• _Problem statement_
Read through the entries below and return each line with the word "picture".

• _Data supplied_
──────────────────────────────

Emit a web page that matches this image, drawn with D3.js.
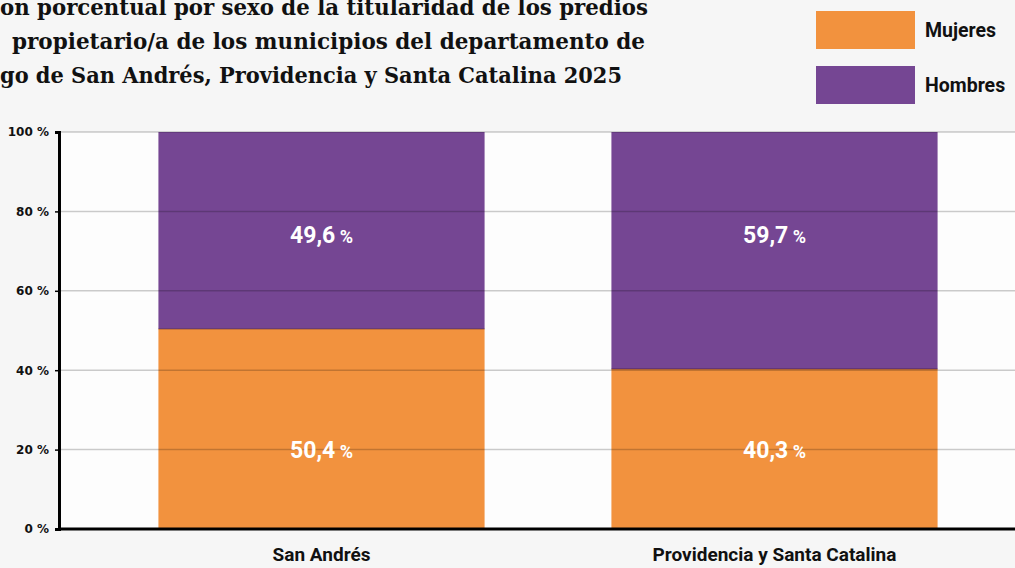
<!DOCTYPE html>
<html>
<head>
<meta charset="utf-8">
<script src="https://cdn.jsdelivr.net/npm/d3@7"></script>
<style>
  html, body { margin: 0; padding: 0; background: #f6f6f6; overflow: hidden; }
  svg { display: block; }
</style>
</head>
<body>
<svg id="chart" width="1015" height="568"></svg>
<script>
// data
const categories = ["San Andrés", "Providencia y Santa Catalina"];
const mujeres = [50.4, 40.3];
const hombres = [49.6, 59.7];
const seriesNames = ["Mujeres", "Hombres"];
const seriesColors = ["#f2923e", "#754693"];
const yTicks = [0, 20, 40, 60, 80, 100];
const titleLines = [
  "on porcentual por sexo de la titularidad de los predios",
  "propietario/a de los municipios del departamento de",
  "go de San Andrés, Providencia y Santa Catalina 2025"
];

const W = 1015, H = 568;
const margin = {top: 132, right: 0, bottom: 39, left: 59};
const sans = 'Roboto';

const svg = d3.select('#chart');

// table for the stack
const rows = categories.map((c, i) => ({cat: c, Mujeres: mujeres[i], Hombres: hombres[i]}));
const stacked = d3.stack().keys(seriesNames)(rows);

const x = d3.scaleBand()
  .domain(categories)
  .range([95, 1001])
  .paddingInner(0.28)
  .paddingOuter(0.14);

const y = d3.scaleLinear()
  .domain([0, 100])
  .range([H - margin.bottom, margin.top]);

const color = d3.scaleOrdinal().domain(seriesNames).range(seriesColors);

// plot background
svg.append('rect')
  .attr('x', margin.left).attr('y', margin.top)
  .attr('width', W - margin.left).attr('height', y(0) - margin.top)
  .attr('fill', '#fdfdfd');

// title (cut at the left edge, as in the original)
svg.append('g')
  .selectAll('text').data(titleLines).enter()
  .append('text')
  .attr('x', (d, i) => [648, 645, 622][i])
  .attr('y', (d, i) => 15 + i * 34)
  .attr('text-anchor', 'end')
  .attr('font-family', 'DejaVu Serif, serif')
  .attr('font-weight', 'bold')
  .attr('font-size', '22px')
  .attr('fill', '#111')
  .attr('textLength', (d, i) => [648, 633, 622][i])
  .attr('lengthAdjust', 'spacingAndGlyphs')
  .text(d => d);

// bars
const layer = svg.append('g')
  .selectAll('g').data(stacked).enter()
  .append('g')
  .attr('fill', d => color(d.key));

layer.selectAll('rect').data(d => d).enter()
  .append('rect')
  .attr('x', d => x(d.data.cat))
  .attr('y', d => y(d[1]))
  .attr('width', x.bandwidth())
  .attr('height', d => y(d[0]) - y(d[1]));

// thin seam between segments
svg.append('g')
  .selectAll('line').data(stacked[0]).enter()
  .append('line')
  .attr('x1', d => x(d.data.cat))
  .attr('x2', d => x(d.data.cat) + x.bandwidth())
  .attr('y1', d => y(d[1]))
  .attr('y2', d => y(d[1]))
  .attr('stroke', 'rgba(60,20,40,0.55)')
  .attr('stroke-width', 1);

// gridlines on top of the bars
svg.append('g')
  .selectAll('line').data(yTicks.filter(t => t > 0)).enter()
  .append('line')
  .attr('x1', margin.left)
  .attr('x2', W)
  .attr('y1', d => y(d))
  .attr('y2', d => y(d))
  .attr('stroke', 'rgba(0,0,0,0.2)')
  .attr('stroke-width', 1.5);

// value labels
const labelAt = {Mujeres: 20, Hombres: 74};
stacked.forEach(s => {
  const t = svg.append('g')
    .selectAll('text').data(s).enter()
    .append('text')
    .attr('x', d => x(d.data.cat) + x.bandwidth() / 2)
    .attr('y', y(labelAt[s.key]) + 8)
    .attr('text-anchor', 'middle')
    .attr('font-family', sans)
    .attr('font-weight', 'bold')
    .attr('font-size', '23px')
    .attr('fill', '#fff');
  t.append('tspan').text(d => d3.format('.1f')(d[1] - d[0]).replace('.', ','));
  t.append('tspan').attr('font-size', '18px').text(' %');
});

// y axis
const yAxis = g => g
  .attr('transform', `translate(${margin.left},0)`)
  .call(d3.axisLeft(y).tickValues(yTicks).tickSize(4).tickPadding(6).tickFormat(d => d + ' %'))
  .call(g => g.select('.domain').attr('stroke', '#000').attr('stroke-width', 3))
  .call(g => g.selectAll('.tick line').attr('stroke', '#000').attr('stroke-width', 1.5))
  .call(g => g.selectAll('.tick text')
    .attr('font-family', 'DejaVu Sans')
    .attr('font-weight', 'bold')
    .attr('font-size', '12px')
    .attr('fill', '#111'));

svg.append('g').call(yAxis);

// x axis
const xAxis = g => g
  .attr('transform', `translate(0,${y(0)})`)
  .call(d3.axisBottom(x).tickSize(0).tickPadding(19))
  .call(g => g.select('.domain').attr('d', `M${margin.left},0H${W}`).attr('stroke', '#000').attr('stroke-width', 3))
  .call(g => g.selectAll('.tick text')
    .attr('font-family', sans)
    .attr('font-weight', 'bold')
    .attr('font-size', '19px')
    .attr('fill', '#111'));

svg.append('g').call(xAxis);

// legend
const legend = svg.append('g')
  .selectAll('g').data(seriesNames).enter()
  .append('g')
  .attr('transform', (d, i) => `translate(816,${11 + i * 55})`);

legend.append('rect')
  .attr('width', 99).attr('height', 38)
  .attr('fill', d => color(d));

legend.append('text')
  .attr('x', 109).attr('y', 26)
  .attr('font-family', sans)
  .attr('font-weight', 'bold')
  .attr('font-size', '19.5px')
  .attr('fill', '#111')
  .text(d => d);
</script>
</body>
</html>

──────────────────────────────

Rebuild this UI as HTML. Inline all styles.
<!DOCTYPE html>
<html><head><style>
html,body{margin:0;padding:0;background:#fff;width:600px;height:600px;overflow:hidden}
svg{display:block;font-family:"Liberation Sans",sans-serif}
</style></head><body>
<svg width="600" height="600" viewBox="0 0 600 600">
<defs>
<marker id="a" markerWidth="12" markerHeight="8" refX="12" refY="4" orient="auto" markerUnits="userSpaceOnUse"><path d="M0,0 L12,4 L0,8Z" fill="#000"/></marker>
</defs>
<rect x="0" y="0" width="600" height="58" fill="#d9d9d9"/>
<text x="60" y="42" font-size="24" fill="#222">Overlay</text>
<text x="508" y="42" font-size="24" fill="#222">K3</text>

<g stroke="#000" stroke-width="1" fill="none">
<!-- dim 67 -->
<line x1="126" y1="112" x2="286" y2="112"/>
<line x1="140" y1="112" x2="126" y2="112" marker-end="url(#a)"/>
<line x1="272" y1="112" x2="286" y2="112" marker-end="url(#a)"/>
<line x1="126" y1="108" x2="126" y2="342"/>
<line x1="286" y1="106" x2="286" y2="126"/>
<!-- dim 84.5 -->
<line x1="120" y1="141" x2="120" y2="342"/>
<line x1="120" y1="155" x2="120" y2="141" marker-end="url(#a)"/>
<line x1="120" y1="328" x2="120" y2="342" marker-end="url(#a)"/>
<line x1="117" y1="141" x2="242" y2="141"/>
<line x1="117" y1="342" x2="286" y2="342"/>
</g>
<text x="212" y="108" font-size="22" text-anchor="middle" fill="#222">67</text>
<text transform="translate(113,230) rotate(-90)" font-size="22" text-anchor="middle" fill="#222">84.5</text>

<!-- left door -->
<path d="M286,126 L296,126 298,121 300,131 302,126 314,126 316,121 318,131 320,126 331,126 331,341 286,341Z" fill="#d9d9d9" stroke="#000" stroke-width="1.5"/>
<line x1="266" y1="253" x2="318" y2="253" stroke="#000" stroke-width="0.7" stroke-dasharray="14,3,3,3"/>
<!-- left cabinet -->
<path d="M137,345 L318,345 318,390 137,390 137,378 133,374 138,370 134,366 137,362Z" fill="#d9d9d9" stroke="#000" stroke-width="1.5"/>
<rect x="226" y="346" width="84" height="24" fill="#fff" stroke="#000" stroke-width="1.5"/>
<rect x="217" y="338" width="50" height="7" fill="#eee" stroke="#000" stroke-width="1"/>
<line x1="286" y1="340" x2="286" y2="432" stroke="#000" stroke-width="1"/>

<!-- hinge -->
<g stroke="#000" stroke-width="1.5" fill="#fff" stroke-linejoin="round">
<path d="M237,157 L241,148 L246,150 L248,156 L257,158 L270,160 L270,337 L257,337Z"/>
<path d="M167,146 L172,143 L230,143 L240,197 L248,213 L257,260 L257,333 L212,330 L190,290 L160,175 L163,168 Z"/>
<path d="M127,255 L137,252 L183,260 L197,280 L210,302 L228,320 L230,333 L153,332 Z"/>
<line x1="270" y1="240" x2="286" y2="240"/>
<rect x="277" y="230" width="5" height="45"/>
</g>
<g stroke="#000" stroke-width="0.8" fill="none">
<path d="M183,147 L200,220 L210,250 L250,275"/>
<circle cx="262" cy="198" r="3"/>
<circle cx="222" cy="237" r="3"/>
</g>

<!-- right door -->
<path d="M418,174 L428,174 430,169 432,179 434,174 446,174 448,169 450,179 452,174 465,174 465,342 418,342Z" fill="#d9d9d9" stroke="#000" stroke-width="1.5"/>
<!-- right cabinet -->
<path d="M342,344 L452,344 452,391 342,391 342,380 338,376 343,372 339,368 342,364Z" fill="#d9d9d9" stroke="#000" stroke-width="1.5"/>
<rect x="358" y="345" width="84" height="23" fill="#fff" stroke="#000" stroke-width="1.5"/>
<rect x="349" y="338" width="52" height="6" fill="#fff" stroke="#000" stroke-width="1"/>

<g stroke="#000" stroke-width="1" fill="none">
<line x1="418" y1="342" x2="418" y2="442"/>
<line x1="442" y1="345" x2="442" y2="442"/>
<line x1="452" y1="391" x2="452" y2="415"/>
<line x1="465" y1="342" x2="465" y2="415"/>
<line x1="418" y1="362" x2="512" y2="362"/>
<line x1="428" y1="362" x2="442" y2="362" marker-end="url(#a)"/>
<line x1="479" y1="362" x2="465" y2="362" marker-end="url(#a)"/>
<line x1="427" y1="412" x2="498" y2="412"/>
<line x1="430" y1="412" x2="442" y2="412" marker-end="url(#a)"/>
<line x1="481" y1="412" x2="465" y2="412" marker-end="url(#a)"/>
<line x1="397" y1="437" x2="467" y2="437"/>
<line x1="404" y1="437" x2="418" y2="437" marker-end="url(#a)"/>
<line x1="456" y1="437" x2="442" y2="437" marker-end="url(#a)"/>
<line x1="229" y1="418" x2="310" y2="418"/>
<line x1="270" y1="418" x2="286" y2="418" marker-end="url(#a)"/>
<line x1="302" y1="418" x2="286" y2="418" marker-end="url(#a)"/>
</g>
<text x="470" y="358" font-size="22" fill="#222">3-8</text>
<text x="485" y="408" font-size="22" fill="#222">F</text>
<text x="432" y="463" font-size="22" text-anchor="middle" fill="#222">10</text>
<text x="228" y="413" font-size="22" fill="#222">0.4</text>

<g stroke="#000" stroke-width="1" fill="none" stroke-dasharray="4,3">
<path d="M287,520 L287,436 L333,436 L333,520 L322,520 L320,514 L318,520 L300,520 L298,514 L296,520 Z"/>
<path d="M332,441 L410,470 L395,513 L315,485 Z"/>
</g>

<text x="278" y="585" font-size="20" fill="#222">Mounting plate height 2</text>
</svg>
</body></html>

──────────────────────────────

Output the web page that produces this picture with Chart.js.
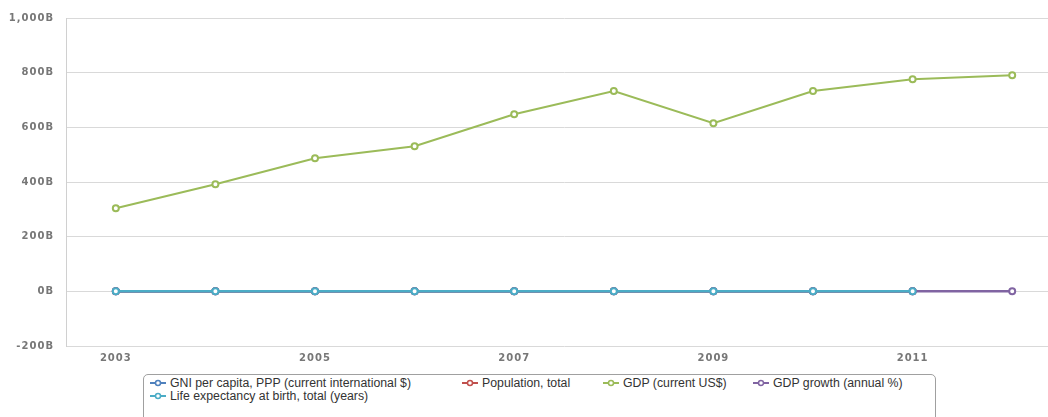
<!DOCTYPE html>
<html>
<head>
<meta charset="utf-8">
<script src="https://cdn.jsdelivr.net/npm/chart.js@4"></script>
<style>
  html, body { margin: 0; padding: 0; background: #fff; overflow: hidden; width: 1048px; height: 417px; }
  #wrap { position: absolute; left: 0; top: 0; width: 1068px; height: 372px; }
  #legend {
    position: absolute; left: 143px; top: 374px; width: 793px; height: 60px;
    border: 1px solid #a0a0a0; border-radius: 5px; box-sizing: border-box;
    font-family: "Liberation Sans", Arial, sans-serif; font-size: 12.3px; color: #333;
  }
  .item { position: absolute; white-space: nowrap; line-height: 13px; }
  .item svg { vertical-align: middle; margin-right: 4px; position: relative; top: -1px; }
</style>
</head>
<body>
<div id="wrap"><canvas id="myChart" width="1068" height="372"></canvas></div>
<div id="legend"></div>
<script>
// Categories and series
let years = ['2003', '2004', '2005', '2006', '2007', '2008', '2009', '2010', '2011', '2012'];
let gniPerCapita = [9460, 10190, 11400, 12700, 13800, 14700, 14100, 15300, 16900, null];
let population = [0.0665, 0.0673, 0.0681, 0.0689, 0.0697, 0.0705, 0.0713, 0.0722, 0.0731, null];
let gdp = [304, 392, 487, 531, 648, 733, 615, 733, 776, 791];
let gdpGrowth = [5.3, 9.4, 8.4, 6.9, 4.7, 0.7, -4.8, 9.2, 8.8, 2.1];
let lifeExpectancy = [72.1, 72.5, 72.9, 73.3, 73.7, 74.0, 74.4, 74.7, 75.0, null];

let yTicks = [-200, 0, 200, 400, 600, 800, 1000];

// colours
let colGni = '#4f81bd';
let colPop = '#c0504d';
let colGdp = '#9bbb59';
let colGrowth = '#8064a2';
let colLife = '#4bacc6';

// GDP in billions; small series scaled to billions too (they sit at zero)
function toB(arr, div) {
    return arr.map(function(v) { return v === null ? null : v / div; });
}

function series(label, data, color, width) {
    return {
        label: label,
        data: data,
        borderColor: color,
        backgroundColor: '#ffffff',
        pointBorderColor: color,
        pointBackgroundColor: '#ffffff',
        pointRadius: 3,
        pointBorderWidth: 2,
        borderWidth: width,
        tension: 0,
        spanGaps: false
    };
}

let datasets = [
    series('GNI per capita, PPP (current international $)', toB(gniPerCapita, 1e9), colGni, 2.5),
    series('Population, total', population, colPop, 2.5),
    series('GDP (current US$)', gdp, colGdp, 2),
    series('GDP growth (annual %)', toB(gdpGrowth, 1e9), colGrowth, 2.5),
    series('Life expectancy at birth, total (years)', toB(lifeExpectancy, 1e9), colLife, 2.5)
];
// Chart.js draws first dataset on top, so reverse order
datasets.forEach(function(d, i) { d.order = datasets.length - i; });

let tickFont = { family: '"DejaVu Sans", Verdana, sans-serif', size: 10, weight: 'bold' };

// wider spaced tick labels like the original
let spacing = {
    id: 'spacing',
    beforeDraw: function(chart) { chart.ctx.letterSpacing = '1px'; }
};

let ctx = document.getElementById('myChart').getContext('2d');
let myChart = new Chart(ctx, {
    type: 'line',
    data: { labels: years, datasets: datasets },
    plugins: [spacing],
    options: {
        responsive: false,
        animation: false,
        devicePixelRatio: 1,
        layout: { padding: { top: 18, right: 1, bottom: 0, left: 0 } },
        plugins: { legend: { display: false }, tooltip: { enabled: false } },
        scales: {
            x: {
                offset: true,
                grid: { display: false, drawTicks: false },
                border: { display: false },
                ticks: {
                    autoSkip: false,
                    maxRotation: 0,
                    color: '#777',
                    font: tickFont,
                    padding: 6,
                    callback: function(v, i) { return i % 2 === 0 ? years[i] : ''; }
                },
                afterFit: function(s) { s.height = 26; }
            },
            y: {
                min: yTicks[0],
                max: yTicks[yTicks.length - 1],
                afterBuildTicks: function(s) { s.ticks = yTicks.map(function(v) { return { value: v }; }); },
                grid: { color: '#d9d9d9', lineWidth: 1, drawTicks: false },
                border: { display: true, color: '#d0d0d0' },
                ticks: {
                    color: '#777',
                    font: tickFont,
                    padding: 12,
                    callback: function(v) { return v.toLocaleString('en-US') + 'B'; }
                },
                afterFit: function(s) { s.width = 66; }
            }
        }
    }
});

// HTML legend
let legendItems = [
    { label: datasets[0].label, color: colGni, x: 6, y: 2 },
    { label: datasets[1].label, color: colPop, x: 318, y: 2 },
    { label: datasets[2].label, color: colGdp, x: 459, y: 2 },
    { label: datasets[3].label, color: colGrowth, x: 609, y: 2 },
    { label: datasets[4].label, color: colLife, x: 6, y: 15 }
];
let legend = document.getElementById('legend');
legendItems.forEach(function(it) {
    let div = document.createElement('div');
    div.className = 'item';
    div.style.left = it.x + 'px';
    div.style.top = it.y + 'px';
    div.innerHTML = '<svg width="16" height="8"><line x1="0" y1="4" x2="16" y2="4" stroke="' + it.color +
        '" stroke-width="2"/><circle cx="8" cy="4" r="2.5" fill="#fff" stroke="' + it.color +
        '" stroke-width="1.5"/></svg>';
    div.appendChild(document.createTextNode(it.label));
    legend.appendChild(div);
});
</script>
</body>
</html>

──────────────────────────────

• _Finished answer_
Output the web page that produces this picture with Chart.js.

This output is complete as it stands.